**SUPPLIED DATA**:

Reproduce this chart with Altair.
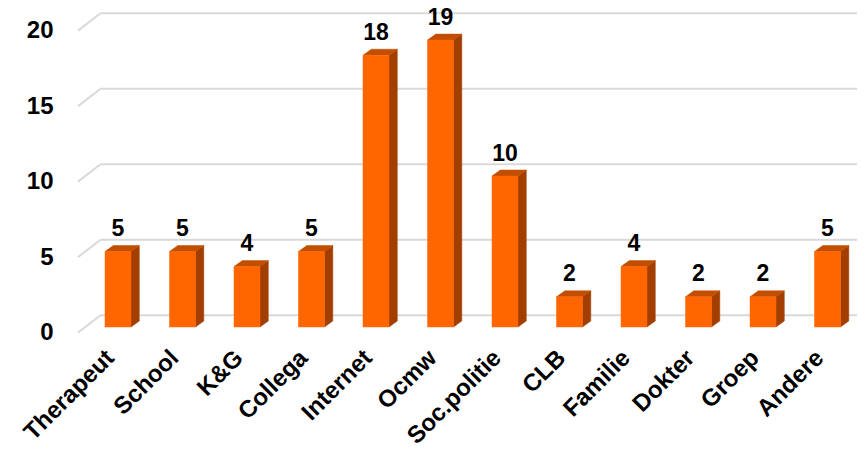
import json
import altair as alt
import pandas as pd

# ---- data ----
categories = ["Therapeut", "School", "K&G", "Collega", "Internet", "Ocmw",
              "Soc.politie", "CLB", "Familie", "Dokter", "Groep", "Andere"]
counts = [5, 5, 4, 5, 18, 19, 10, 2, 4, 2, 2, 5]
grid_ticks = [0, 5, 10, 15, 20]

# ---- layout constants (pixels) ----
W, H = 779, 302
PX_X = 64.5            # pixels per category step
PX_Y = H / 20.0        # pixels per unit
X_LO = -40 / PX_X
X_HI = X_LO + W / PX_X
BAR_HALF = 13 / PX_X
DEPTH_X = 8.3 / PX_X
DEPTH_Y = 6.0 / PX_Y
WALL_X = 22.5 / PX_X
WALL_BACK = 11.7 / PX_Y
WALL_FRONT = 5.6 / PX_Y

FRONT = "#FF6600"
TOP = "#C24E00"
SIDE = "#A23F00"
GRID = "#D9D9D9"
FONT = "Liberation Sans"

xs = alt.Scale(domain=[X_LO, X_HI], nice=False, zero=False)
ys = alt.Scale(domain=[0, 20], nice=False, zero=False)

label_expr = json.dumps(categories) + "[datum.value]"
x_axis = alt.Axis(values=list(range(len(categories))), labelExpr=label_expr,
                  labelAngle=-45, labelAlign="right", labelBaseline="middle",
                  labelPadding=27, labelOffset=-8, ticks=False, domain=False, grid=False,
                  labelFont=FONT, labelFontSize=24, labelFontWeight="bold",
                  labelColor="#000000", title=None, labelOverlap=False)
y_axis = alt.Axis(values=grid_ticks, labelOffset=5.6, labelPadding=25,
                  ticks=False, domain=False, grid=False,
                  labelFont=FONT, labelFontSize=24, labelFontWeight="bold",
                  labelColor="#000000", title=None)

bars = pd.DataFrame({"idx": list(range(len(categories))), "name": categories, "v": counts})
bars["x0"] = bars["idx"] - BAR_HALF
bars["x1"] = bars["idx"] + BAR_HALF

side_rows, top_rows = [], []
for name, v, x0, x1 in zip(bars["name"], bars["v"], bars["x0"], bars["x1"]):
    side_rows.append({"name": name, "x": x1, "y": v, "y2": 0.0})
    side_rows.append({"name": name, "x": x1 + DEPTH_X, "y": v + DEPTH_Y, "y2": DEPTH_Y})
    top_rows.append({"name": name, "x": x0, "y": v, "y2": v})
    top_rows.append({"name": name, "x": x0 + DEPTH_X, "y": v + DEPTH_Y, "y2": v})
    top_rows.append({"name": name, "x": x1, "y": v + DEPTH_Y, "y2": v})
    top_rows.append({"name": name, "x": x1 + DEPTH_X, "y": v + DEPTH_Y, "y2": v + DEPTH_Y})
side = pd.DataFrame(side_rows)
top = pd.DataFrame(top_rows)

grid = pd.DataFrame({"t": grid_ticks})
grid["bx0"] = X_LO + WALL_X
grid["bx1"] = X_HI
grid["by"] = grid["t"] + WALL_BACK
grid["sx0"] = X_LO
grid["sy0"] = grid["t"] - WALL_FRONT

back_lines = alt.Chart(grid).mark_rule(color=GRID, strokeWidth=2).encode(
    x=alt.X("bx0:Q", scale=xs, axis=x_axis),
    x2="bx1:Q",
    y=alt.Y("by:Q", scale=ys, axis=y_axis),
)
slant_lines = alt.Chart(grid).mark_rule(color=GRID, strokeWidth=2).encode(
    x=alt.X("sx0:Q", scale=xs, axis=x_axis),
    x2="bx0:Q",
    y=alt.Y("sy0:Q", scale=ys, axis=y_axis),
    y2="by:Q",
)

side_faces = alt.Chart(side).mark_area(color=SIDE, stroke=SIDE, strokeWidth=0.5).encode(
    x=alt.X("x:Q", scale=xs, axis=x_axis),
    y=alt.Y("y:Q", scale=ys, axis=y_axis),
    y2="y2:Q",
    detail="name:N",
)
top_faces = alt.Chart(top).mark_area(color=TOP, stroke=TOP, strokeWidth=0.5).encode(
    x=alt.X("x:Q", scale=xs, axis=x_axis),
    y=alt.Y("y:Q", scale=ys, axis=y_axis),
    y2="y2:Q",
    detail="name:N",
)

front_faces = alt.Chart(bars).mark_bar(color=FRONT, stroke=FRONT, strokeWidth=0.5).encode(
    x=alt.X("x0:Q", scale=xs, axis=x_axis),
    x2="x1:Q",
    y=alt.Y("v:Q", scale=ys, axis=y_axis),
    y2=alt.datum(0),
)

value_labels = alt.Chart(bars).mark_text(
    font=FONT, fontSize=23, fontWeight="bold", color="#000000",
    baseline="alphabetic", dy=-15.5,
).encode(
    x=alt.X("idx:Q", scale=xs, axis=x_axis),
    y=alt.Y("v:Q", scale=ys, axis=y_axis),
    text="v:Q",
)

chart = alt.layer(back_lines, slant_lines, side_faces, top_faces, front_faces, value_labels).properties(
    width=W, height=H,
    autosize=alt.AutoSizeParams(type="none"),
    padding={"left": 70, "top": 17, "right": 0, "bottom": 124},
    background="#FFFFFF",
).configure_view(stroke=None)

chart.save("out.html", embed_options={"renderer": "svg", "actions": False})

**AIM**: Begin at the top of the material above and output each line exactly, stopping after the line that holds "grid_ticks = [0, 5, 10, 15, 20]". Leave out pictures.

**IN RESPONSE**:
Reproduce this chart with Altair.
import json
import altair as alt
import pandas as pd

# ---- data ----
categories = ["Therapeut", "School", "K&G", "Collega", "Internet", "Ocmw",
              "Soc.politie", "CLB", "Familie", "Dokter", "Groep", "Andere"]
counts = [5, 5, 4, 5, 18, 19, 10, 2, 4, 2, 2, 5]
grid_ticks = [0, 5, 10, 15, 20]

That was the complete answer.